Employment also is growing in Northern Colorado, according to the report. The Fort Collins-Loveland and Greeley areas added 7,300 new jobs from January to October.

In the Fort Collins-Loveland area, employment grew 2.3 percent in the first 10 months of the year. Greeley employment increased 1.8 percent.

Meanwhile, livestock production declined 9.6 percent in October over year-ago levels and will probably fall more toward the end of the year, the report says.

Northern Colorado’s real estate market continues to improve as the distressed market in Larimer and Weld counties steadily decreases. Sales and prices have increased over last year while inventory remains low but has grown.

New residential construction permits remained strong through September in the metro areas. Single-family permits in the Fort Collins-Loveland area surged 49.6 percent compared with the first nine months of last year. Single-family permits increased 57.9 percent in the Greeley area.

Nonresidential projects will add one million square feet to the region’s inventory. Construction on the Leprino cheese factory in Greeley continues to drive the city’s commercial growth.
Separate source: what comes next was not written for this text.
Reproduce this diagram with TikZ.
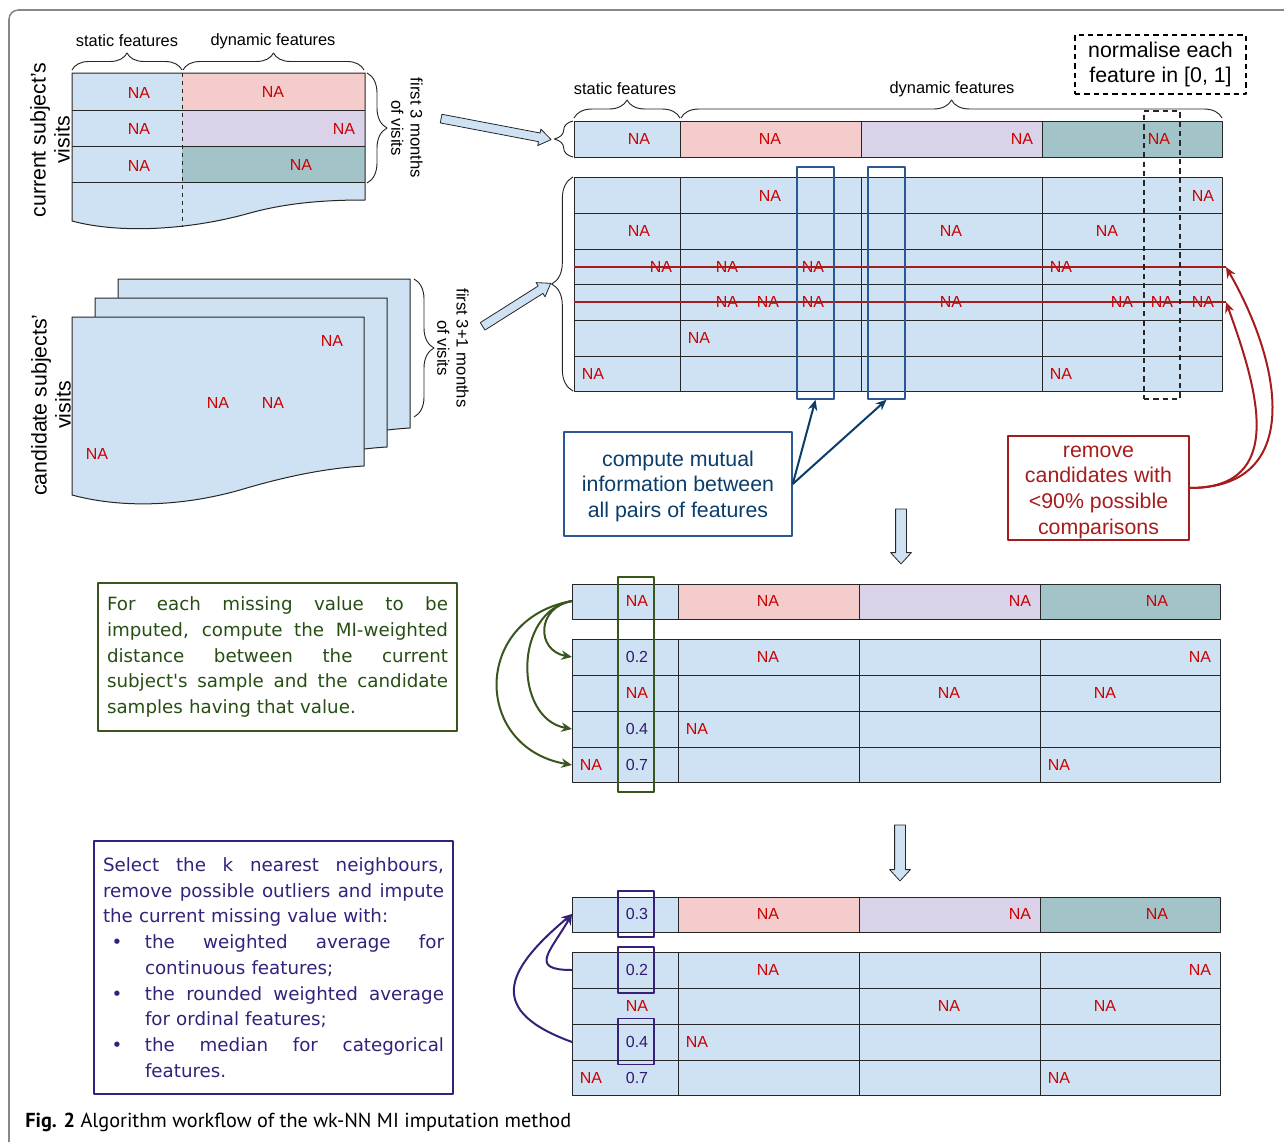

Excess funds in the new revenue forecast will carry over into next year’s budget and will be transferred to the State Education Fund, which supports per-pupil funding in Colorado school districts.

Based on Gov. John Hickenlooper’s budget request, the new available money for fiscal year 2013-14 is $142.7 million. The governor will ask that the increased funds go to education, economic development, public health, safety and infrastructure.

“Colorado is among the top states in economic performance due to its favorable mix of industries and skilled and entrepreneurial population,” the report says. “Though unemployment remains a challenge, the state’s economy appears to be further along in rebuilding from the Great Recession.”

The report comes as federal lawmakers face an end-of-the-year deadline to resolve the so-called fiscal cliff. The state’s forecast assumes an agreement will be reached that includes smaller tax increases and spending reductions than currently scheduled.